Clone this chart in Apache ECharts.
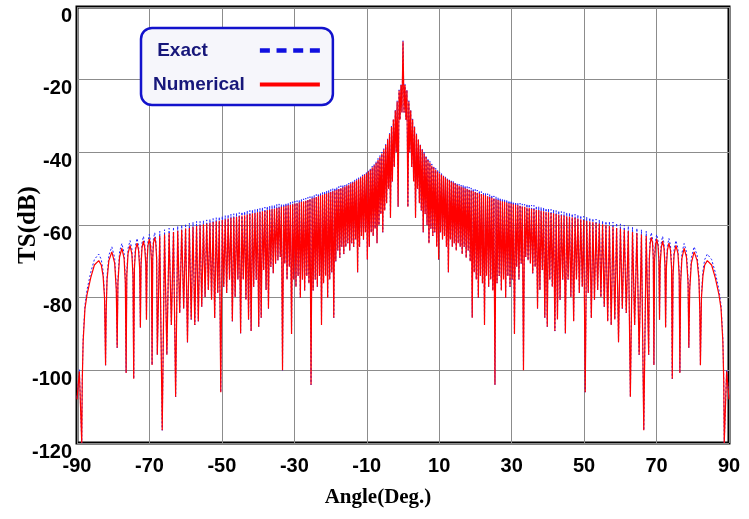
<!DOCTYPE html>
<html>
<head>
<meta charset="utf-8">
<title>TS pattern</title>
<script src="https://cdn.jsdelivr.net/npm/echarts@6/dist/echarts.min.js"></script>
<style>
  html, body { margin: 0; padding: 0; background: #fff; }
  #chart { width: 749px; height: 519px; }
</style>
</head>
<body>
<div id="chart"></div>
<script>
// pattern is symmetric about 0 deg, values below are for the 0..90 half
const nullAngles = [0.29, 0.82, 1.35, 1.87, 2.40, 2.93, 3.46, 3.99, 4.52, 5.05,
  5.58, 6.11, 6.64, 7.17, 7.70, 8.23, 8.77, 9.30, 9.84, 10.37,
  10.91, 11.45, 11.99, 12.53, 13.07, 13.61, 14.15, 14.70, 15.24, 15.79,
  16.34, 16.89, 17.44, 18.00, 18.55, 19.11, 19.67, 20.23, 20.80, 21.36,
  21.93, 22.50, 23.07, 23.65, 24.22, 24.80, 25.39, 25.97, 26.56, 27.15,
  27.75, 28.34, 28.95, 29.55, 30.16, 30.77, 31.39, 32.01, 32.63, 33.26,
  33.89, 34.53, 35.17, 35.82, 36.48, 37.14, 37.80, 38.47, 39.15, 39.83,
  40.52, 41.22, 41.93, 42.64, 43.36, 44.09, 44.83, 45.58, 46.34, 47.11,
  47.89, 48.68, 49.49, 50.31, 51.14, 51.99, 52.86, 53.74, 54.64, 55.56,
  56.51, 57.48, 58.47, 59.50, 60.55, 61.64, 62.77, 63.95, 65.19, 66.47,
  67.83, 69.27, 70.82, 72.50, 74.34, 76.44, 78.91, 82.11, 88.69];
const nullDb = [-29, -31, -55, -40, -44, -48, -58, -50, -54, -56,
  -62, -57, -60, -65, -61, -63, -62, -66, -69.5, -62,
  -64, -63, -66, -73, -64, -66, -65, -67, -65, -66,
  -68, -66, -69, -67, -70, -85.5, -73, -75, -80, -74,
  -76, -87.5, -74, -77, -75, -78, -104, -76, -74, -78,
  -75, -80, -74, -77, -75, -90, -71.5, -75, -70.6, -100,
  -68.8, -69.7, -70.6, -73.3, -71.5, -83, -77.9, -72.4, -85.5, -88,
  -75.1, -77, -89.2, -86, -80.6, -75, -89.8, -75, -79.8, -86.5,
  -75, -78.7, -77, -106, -78.7, -85.6, -80.6, -77.9, -79.8, -82.5,
  -86.5, -87.5, -86, -92.3, -83, -84.2, -107.3, -87.5, -95.7, -116.5,
  -95.7, -98.5, -86.1, -88.2, -102.3, -100.7, -93.8, -98.6, -120];

const peakAngles = [0.55, 1.08, 1.61, 2.13, 2.66, 3.19, 3.72, 4.25, 4.78, 5.31,
  5.84, 6.37, 6.90, 7.43, 7.96, 8.50, 9.03, 9.57, 10.10, 10.64,
  11.18, 11.72, 12.26, 12.80, 13.34, 13.88, 14.42, 14.97, 15.51, 16.06,
  16.61, 17.16, 17.72, 18.27, 18.83, 19.39, 19.95, 20.51, 21.08, 21.64,
  22.21, 22.78, 23.36, 23.93, 24.51, 25.09, 25.68, 26.26, 26.85, 27.45,
  28.04, 28.64, 29.25, 29.85, 30.46, 31.08, 31.70, 32.32, 32.94, 33.57,
  34.21, 34.85, 35.49, 36.15, 36.81, 37.47, 38.13, 38.81, 39.49, 40.17,
  40.87, 41.57, 42.28, 43.00, 43.72, 44.46, 45.20, 45.96, 46.72, 47.50,
  48.28, 49.08, 49.90, 50.72, 51.56, 52.42, 53.30, 54.19, 55.10, 56.03,
  56.99, 57.97, 58.98, 60.02, 61.09, 62.20, 63.36, 64.57, 65.83, 67.15,
  68.55, 70.04, 71.66, 73.42, 75.35, 77.61, 80.38, 84.0];
const peakNumerical = [-21.5, -23, -26, -28.5, -31, -33, -35, -36.5, -38, -39.2,
  -40.3, -41.3, -42.1, -42.9, -43.6, -44.2, -44.8, -45.3, -45.8, -46.2,
  -46.6, -47, -47.4, -47.7, -48, -48.3, -48.6, -48.9, -49.2, -49.4,
  -49.7, -49.9, -50.1, -50.3, -50.5, -50.7, -50.9, -51.1, -51.3, -51.5,
  -51.7, -51.9, -52.1, -52.3, -52.5, -52.7, -52.9, -53.1, -53.3, -53.5,
  -53.6, -53.8, -54, -54.1, -54.3, -54.4, -54.6, -54.7, -54.9, -55,
  -55.2, -55.3, -55.5, -55.6, -55.8, -55.9, -56.1, -56.2, -56.4, -56.5,
  -56.7, -56.8, -57, -57.1, -57.3, -57.4, -57.6, -57.7, -57.9, -58,
  -58.2, -58.4, -58.6, -58.8, -59, -59.2, -59.4, -59.6, -59.8, -60,
  -60.3, -60.5, -60.8, -61, -61.3, -61.6, -61.9, -62.2, -62.6, -63,
  -63.4, -63.9, -64.4, -65, -65.6, -66.4, -67.4, -69.8];
const peakExact = [-21.3, -22.8, -25.8, -28.3, -30.8, -32.8, -34.8, -36.3, -37.8, -39.0,
  -39.9, -40.9, -41.7, -42.5, -43.2, -43.8, -44.4, -44.9, -45.4, -45.8,
  -46.2, -46.6, -47.0, -47.3, -47.6, -47.9, -48.2, -48.5, -48.8, -49.0,
  -49.0, -49.2, -49.4, -49.6, -49.8, -50.0, -50.2, -50.4, -50.6, -50.8,
  -51.0, -51.2, -51.4, -51.6, -51.8, -52.0, -52.2, -52.4, -52.6, -52.8,
  -52.9, -53.1, -53.3, -53.4, -53.6, -53.7, -53.9, -54.0, -54.2, -54.3,
  -54.2, -54.3, -54.5, -54.6, -54.8, -54.9, -55.1, -55.2, -55.4, -55.5,
  -55.7, -55.8, -56.0, -56.1, -56.3, -56.4, -56.6, -56.7, -56.9, -57.0,
  -57.2, -57.4, -57.6, -57.8, -58.0, -58.2, -58.4, -58.6, -58.8, -59.0,
  -59.0, -59.2, -59.5, -59.7, -60.0, -60.3, -60.6, -60.9, -61.3, -61.7,
  -62.1, -62.6, -63.1, -63.7, -64.3, -65.1, -66.0, -68.0];

// extra points on the wide outer lobes so they keep their round tops
const shoulderAngles = [68.0, 68.25, 68.9, 69.1, 69.45, 69.7, 70.4, 70.65,
  71.0, 71.3, 72.05, 72.32, 72.7, 73.0, 73.85, 74.15, 74.55, 74.85, 75.9, 76.25,
  76.65, 77.0, 78.25, 78.7, 79.15, 79.6, 81.2, 81.7, 81.95,
  82.4, 82.8, 83.3, 85.2, 86.2, 87.2, 87.8, 88.3, 88.55];
const shoulderNumerical = [-69.5, -65, -65, -69.5, -70, -65.6, -65.6, -70,
  -71, -66.3, -66.3, -71, -72, -67, -67, -72, -74, -68, -67.8, -74,
  -76, -69.2, -68.8, -76, -78, -70.5, -69.8, -75, -84,
  -80, -74, -71, -71, -74.5, -79, -83, -92, -103];
const shoulderExact = [-68.7, -63.9, -63.9, -68.7, -69, -64.4, -64.4, -69,
  -70, -65, -65, -70, -71, -65.7, -65.7, -71, -73, -66.6, -66.4, -73,
  -75, -67.7, -67.3, -75, -77, -69, -68.3, -74, -83,
  -79, -72.6, -69.5, -69.5, -73, -77.7, -82, -91, -102.5];

const edgeAngles = [89.35, 90];
const edgeNumerical = [-100.3, -108];
const edgeExact = [-99.8, -107.5];

const centerNumerical = -9.5;
const centerExact = -9.3;

function halfCurve(peaks, shoulders, edges) {
  const pts = [];
  nullAngles.forEach((a, i) => pts.push([a, nullDb[i]]));
  peakAngles.forEach((a, i) => pts.push([a, peaks[i]]));
  shoulderAngles.forEach((a, i) => pts.push([a, shoulders[i]]));
  edgeAngles.forEach((a, i) => pts.push([a, edges[i]]));
  pts.sort((p, q) => p[0] - q[0]);
  return pts;
}

function fullCurve(center, peaks, shoulders, edges) {
  const right = halfCurve(peaks, shoulders, edges);
  const left = right.map(p => [-p[0], p[1]]).reverse();
  return left.concat([[0, center]], right);
}

const exactData = fullCurve(centerExact, peakExact, shoulderExact, edgeExact);
const numericalData = fullCurve(centerNumerical, peakNumerical, shoulderNumerical, edgeNumerical);

const chart = echarts.init(document.getElementById('chart'), null, { renderer: 'canvas' });

const tickFont = {
  fontFamily: 'Liberation Sans',
  fontWeight: 'bold',
  fontSize: 20,
  color: '#000'
};
const legendFont = {
  fontFamily: 'Liberation Sans',
  fontWeight: 'bold',
  fontSize: 19,
  color: '#17177a'
};

chart.setOption({
  animation: false,
  backgroundColor: '#fff',
  grid: {
    left: 77, right: 20, top: 7, bottom: 76,
    outerBoundsMode: 'none',
    containLabel: false,
    show: true,
    borderColor: '#000',
    borderWidth: 3,
    backgroundColor: 'transparent'
  },
  legend: {
    left: 141,
    top: 28,
    orient: 'vertical',
    align: 'right',
    padding: [13, 13, 11, 12],
    itemWidth: 60,
    itemHeight: 20,
    itemGap: 15,
    backgroundColor: '#f6f6fb',
    borderColor: '#1212cc',
    borderWidth: 2.5,
    borderRadius: 11,
    formatter: name => name === 'Exact' ? '{e|' + name + '}' : '{n|' + name + '}',
    textStyle: {
      rich: {
        e: Object.assign({ padding: [0, 47, 0, 0] }, legendFont),
        n: Object.assign({ padding: [0, 10, 0, 0] }, legendFont)
      }
    },
    data: [
      { name: 'Exact', icon: 'path://M0,0h9v4h-9z M15,0h9v4h-9z M30,0h9v4h-9z M45,0h9v4h-9z', itemStyle: { color: '#1010e0' } },
      { name: 'Numerical', icon: 'path://M0,0h58v4h-58z', itemStyle: { color: '#ff0000' } }
    ]
  },
  xAxis: {
    type: 'value',
    min: -90,
    max: 90,
    interval: 20,
    name: 'Angle(Deg.)',
    nameLocation: 'middle',
    nameGap: 44,
    nameMoveOverlap: false,
    nameTextStyle: {
      fontFamily: 'Liberation Serif',
      fontWeight: 'bold',
      fontSize: 21,
      color: '#000',
      padding: [0, 50, 0, 0]
    },
    axisLine: { show: false },
    axisTick: { show: false },
    axisLabel: Object.assign({ margin: 13 }, tickFont),
    splitLine: { show: true, lineStyle: { color: '#8c8c8c', width: 1 } }
  },
  yAxis: {
    type: 'value',
    min: -120,
    max: 0,
    interval: 20,
    name: 'TS(dB)',
    nameLocation: 'middle',
    nameRotate: 90,
    nameGap: 36,
    nameMoveOverlap: false,
    nameTextStyle: {
      fontFamily: 'Liberation Serif',
      fontWeight: 'bold',
      fontSize: 25,
      color: '#000'
    },
    axisLine: { show: false },
    axisTick: { show: false },
    axisLabel: Object.assign({ margin: 5, verticalAlign: 'top', padding: [-1, 0, 0, 0] }, tickFont),
    splitLine: { show: true, lineStyle: { color: '#8c8c8c', width: 1 } }
  },
  series: [
    {
      name: 'Exact',
      type: 'line',
      data: exactData,
      symbol: 'none',
      lineStyle: { color: '#2323ff', width: 1, type: [2, 2] },
      itemStyle: { color: '#2323ff' },
      z: 2
    },
    {
      name: 'Numerical',
      type: 'line',
      data: numericalData,
      symbol: 'none',
      lineStyle: { color: '#ff0000', width: 1.2 },
      itemStyle: { color: '#ff0000' },
      z: 3
    }
  ]
});
</script>
</body>
</html>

───

**EXERCISE DESCRIPTION**:
Take the material above from its first line through the line holding "-95.7, -98.5, -86.1, -88.2, -102.3, -100.7, -93.8, -98.6, -120];" and set it down exactly, without the pictures.

**ANSWER TO THIS TASK**:
Clone this chart in Apache ECharts.
<!DOCTYPE html>
<html>
<head>
<meta charset="utf-8">
<title>TS pattern</title>
<script src="https://cdn.jsdelivr.net/npm/echarts@6/dist/echarts.min.js"></script>
<style>
  html, body { margin: 0; padding: 0; background: #fff; }
  #chart { width: 749px; height: 519px; }
</style>
</head>
<body>
<div id="chart"></div>
<script>
// pattern is symmetric about 0 deg, values below are for the 0..90 half
const nullAngles = [0.29, 0.82, 1.35, 1.87, 2.40, 2.93, 3.46, 3.99, 4.52, 5.05,
  5.58, 6.11, 6.64, 7.17, 7.70, 8.23, 8.77, 9.30, 9.84, 10.37,
  10.91, 11.45, 11.99, 12.53, 13.07, 13.61, 14.15, 14.70, 15.24, 15.79,
  16.34, 16.89, 17.44, 18.00, 18.55, 19.11, 19.67, 20.23, 20.80, 21.36,
  21.93, 22.50, 23.07, 23.65, 24.22, 24.80, 25.39, 25.97, 26.56, 27.15,
  27.75, 28.34, 28.95, 29.55, 30.16, 30.77, 31.39, 32.01, 32.63, 33.26,
  33.89, 34.53, 35.17, 35.82, 36.48, 37.14, 37.80, 38.47, 39.15, 39.83,
  40.52, 41.22, 41.93, 42.64, 43.36, 44.09, 44.83, 45.58, 46.34, 47.11,
  47.89, 48.68, 49.49, 50.31, 51.14, 51.99, 52.86, 53.74, 54.64, 55.56,
  56.51, 57.48, 58.47, 59.50, 60.55, 61.64, 62.77, 63.95, 65.19, 66.47,
  67.83, 69.27, 70.82, 72.50, 74.34, 76.44, 78.91, 82.11, 88.69];
const nullDb = [-29, -31, -55, -40, -44, -48, -58, -50, -54, -56,
  -62, -57, -60, -65, -61, -63, -62, -66, -69.5, -62,
  -64, -63, -66, -73, -64, -66, -65, -67, -65, -66,
  -68, -66, -69, -67, -70, -85.5, -73, -75, -80, -74,
  -76, -87.5, -74, -77, -75, -78, -104, -76, -74, -78,
  -75, -80, -74, -77, -75, -90, -71.5, -75, -70.6, -100,
  -68.8, -69.7, -70.6, -73.3, -71.5, -83, -77.9, -72.4, -85.5, -88,
  -75.1, -77, -89.2, -86, -80.6, -75, -89.8, -75, -79.8, -86.5,
  -75, -78.7, -77, -106, -78.7, -85.6, -80.6, -77.9, -79.8, -82.5,
  -86.5, -87.5, -86, -92.3, -83, -84.2, -107.3, -87.5, -95.7, -116.5,
  -95.7, -98.5, -86.1, -88.2, -102.3, -100.7, -93.8, -98.6, -120];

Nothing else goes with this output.